States where seriously underwater homes declined the most were Wyoming (down from 14.3 percent to 10 percent), Maine (down from 4.4 percent to 3.1 percent), Oklahoma (down from 5.5 percent to 4.8 percent), Alabama (down from 5.1 percent to 4.6 percent) and Montana (down from 3.4 percent to 3 percent).
The states with the highest levels of equity-rich properties in the first quarter were led by Idaho (68.8 percent), Vermont (68 percent), Utah (63.6 percent), Washington (60.9 percent) and Arizona (60.9 percent). Those with the lowest levels of equity-rich properties were in Louisiana (21.6 percent), Mississippi (23.5 percent), Illinois (23.5 percent), Alaska (25.2 percent) and Wyoming (26.1 percent).

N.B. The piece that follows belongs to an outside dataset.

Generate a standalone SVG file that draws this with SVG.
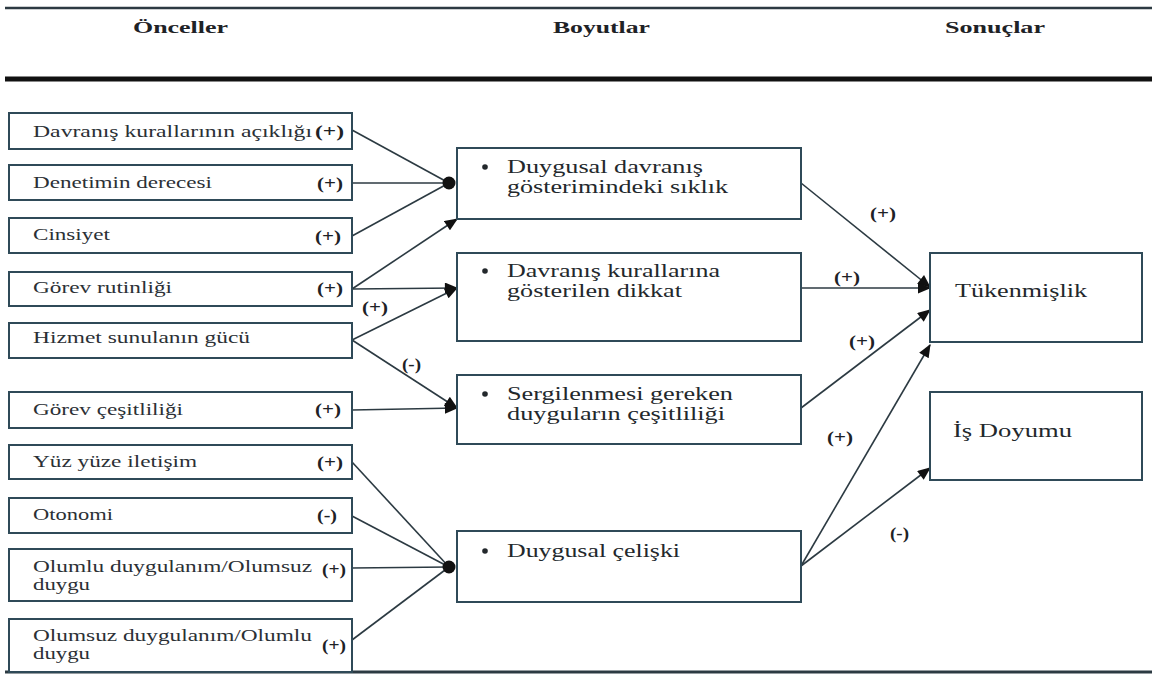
<svg xmlns="http://www.w3.org/2000/svg" width="1152" height="674" viewBox="0 0 1152 674">
<style>
.box{fill:#fff;stroke:#2f4a58;stroke-width:2}
.t{font-family:"Liberation Serif",serif;font-size:17px;fill:#2b3035}
.m{font-family:"Liberation Serif",serif;font-size:19px;fill:#23282c}
.s{font-family:"Liberation Serif",serif;font-size:17px;font-weight:bold;fill:#1e2226}
.h{font-family:"Liberation Serif",serif;font-size:17px;font-weight:bold;fill:#1e2226}
.c{stroke:#2c3a42;stroke-width:1.6;fill:none}
.dot{fill:#111}
</style>
<defs>
<marker id="ah" viewBox="0 0 12 10" refX="11" refY="5" markerWidth="14" markerHeight="11" markerUnits="userSpaceOnUse" orient="auto">
<path d="M0,0 L12,5 L0,10 z" fill="#111"/>
</marker>
</defs>
<rect width="1152" height="674" fill="#fff"/>
<g id="header">
<line x1="5" y1="8" x2="1152" y2="8" stroke="#2c3a42" stroke-width="2.5"/>
<line x1="5" y1="79" x2="1152" y2="79" stroke="#111" stroke-width="5"/>
<line x1="5" y1="672" x2="1152" y2="672" stroke="#2c3a42" stroke-width="3"/>
<text class="h" x="133" y="33" textLength="95" lengthAdjust="spacingAndGlyphs">Önceller</text>
<text class="h" x="553" y="33" textLength="97" lengthAdjust="spacingAndGlyphs">Boyutlar</text>
<text class="h" x="945" y="33" textLength="100" lengthAdjust="spacingAndGlyphs">Sonuçlar</text>
</g>
<g id="connectors">
<line class="c" x1="352" y1="130" x2="449" y2="183"/>
<line class="c" x1="352" y1="183" x2="449" y2="183"/>
<line class="c" x1="352" y1="236" x2="449" y2="183"/>
<line class="c" x1="352" y1="289" x2="457" y2="219" marker-end="url(#ah)"/>
<line class="c" x1="352" y1="289" x2="457" y2="288" marker-end="url(#ah)"/>
<line class="c" x1="352" y1="340" x2="457" y2="288" marker-end="url(#ah)"/>
<line class="c" x1="352" y1="340" x2="457" y2="408" marker-end="url(#ah)"/>
<line class="c" x1="352" y1="410" x2="457" y2="408" marker-end="url(#ah)"/>
<line class="c" x1="352" y1="462" x2="449" y2="567"/>
<line class="c" x1="352" y1="516" x2="449" y2="567"/>
<line class="c" x1="352" y1="568" x2="449" y2="567"/>
<line class="c" x1="352" y1="640" x2="449" y2="567"/>
<circle class="dot" cx="449" cy="183" r="6.5"/>
<circle class="dot" cx="449" cy="567" r="6.5"/>
<line class="c" x1="801" y1="183" x2="930" y2="287" marker-end="url(#ah)"/>
<line class="c" x1="801" y1="288" x2="930" y2="288" marker-end="url(#ah)"/>
<line class="c" x1="801" y1="408" x2="930" y2="310" marker-end="url(#ah)"/>
<line class="c" x1="801" y1="566" x2="930" y2="345" marker-end="url(#ah)"/>
<line class="c" x1="801" y1="566" x2="930" y2="468" marker-end="url(#ah)"/>
<text class="s" x="362" y="313" textLength="26" lengthAdjust="spacingAndGlyphs">(+)</text>
<text class="s" x="402" y="370" textLength="19" lengthAdjust="spacingAndGlyphs">(-)</text>
<text class="s" x="870" y="219" textLength="26" lengthAdjust="spacingAndGlyphs">(+)</text>
<text class="s" x="834" y="283" textLength="26" lengthAdjust="spacingAndGlyphs">(+)</text>
<text class="s" x="849" y="347" textLength="26" lengthAdjust="spacingAndGlyphs">(+)</text>
<text class="s" x="827" y="443" textLength="26" lengthAdjust="spacingAndGlyphs">(+)</text>
<text class="s" x="890" y="539" textLength="19" lengthAdjust="spacingAndGlyphs">(-)</text>
</g>
<g id="n1"><rect class="box" x="9" y="113" width="343" height="36"/><text class="t" x="33" y="137" textLength="279" lengthAdjust="spacingAndGlyphs">Davranış kurallarının açıklığı</text><text class="s" x="315" y="137" textLength="29" lengthAdjust="spacingAndGlyphs">(+)</text></g>
<g id="n2"><rect class="box" x="9" y="165" width="343" height="35"/><text class="t" x="33" y="188" textLength="179" lengthAdjust="spacingAndGlyphs">Denetimin derecesi</text><text class="s" x="317" y="189" textLength="26" lengthAdjust="spacingAndGlyphs">(+)</text></g>
<g id="n3"><rect class="box" x="9" y="218" width="343" height="35"/><text class="t" x="33" y="240" textLength="77" lengthAdjust="spacingAndGlyphs">Cinsiyet</text><text class="s" x="315" y="242" textLength="26" lengthAdjust="spacingAndGlyphs">(+)</text></g>
<g id="n4"><rect class="box" x="9" y="272" width="343" height="34"/><text class="t" x="33" y="293" textLength="139" lengthAdjust="spacingAndGlyphs">Görev rutinliği</text><text class="s" x="317" y="294" textLength="26" lengthAdjust="spacingAndGlyphs">(+)</text></g>
<g id="n5"><rect class="box" x="9" y="323" width="343" height="35"/><text class="t" x="33" y="343" textLength="217" lengthAdjust="spacingAndGlyphs">Hizmet sunulanın gücü</text></g>
<g id="n6"><rect class="box" x="9" y="392" width="343" height="36"/><text class="t" x="33" y="415" textLength="150" lengthAdjust="spacingAndGlyphs">Görev çeşitliliği</text><text class="s" x="315" y="415" textLength="26" lengthAdjust="spacingAndGlyphs">(+)</text></g>
<g id="n7"><rect class="box" x="9" y="445" width="343" height="34"/><text class="t" x="33" y="467" textLength="164" lengthAdjust="spacingAndGlyphs">Yüz yüze iletişim</text><text class="s" x="317" y="468" textLength="26" lengthAdjust="spacingAndGlyphs">(+)</text></g>
<g id="n8"><rect class="box" x="9" y="498" width="343" height="35"/><text class="t" x="33" y="520" textLength="80" lengthAdjust="spacingAndGlyphs">Otonomi</text><text class="s" x="317" y="521" textLength="20" lengthAdjust="spacingAndGlyphs">(-)</text></g>
<g id="n9"><rect class="box" x="9" y="549" width="343" height="52"/><text class="t" x="33" y="572" textLength="279" lengthAdjust="spacingAndGlyphs">Olumlu duygulanım/Olumsuz</text><text class="t" x="33" y="590" textLength="57" lengthAdjust="spacingAndGlyphs">duygu</text><text class="s" x="322" y="575" textLength="24" lengthAdjust="spacingAndGlyphs">(+)</text></g>
<g id="n10"><rect class="box" x="9" y="619" width="343" height="53"/><text class="t" x="33" y="641" textLength="279" lengthAdjust="spacingAndGlyphs">Olumsuz duygulanım/Olumlu</text><text class="t" x="33" y="659" textLength="57" lengthAdjust="spacingAndGlyphs">duygu</text><text class="s" x="322" y="651" textLength="24" lengthAdjust="spacingAndGlyphs">(+)</text></g>
<g id="nA"><rect class="box" x="457" y="148" width="344" height="71"/><circle cx="485" cy="167" r="2.8" fill="#23282c"/><text class="m" x="507" y="173" textLength="196" lengthAdjust="spacingAndGlyphs">Duygusal davranış</text><text class="m" x="507" y="193" textLength="221" lengthAdjust="spacingAndGlyphs">gösterimindeki sıklık</text></g>
<g id="nB"><rect class="box" x="457" y="253" width="344" height="88"/><circle cx="485" cy="271" r="2.8" fill="#23282c"/><text class="m" x="507" y="277" textLength="213" lengthAdjust="spacingAndGlyphs">Davranış kurallarına</text><text class="m" x="507" y="297" textLength="175" lengthAdjust="spacingAndGlyphs">gösterilen dikkat</text></g>
<g id="nC"><rect class="box" x="457" y="375" width="344" height="69"/><circle cx="485" cy="394" r="2.8" fill="#23282c"/><text class="m" x="507" y="400" textLength="226" lengthAdjust="spacingAndGlyphs">Sergilenmesi gereken</text><text class="m" x="507" y="420" textLength="218" lengthAdjust="spacingAndGlyphs">duyguların çeşitliliği</text></g>
<g id="nD"><rect class="box" x="457" y="531" width="344" height="71"/><circle cx="485" cy="551" r="2.8" fill="#23282c"/><text class="m" x="507" y="557" textLength="173" lengthAdjust="spacingAndGlyphs">Duygusal çelişki</text></g>
<g id="nT"><rect class="box" x="930" y="253" width="212" height="89"/><text class="m" x="955" y="297" textLength="132" lengthAdjust="spacingAndGlyphs">Tükenmişlik</text></g>
<g id="nI"><rect class="box" x="930" y="392" width="212" height="88"/><text class="m" x="953" y="437" textLength="119" lengthAdjust="spacingAndGlyphs">İş Doyumu</text></g>
</svg>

The top five states with the highest shares of mortgages that were seriously underwater in the first quarter were Mississippi (17 percent), Louisiana (11.3 percent), Wyoming (10 percent), Iowa (7.4 percent) and Illinois (7.2 percent). The metro areas with the largest shares of mortgages that were seriously underwater were Baton Rouge, La. (11.3 percent), Wichita, Kan. (8.6 percent), New Orleans (8 percent), Jackson, Miss. (6.9 percent), and Youngstown, Ohio (6.8 percent).
About 201,000 homeowners were facing possible foreclosure in the first quarter, or just three-tenths of 1 percent of the 58.1 million outstanding mortgages in the country. However, 180,000, or 90 percent of those facing possible lender takeover, had at least some equity built up in their homes.
“Positive equity should give financially distressed homeowners better options than their counterparts had during the Great Recession, when 33 percent of all homeowners were underwater on their mortgages,” Sharga said. “Hopefully these borrowers will be able to tap into their equity to refinance their debt or be able to leverage it to sell their property and get a fresh start.”
States with the highest percentages of homeowners who had equity in their properties and were facing foreclosure in the first quarter included New Hampshire (99 percent with equity), Idaho (99 percent), Utah (99 percent), Washington (97 percent) and Colorado (97 percent). States with the lowest percentages included Mississippi (58 percent), Louisiana (76 percent), Maryland (80 percent), Illinois (81 percent) and Kansas (82 percent).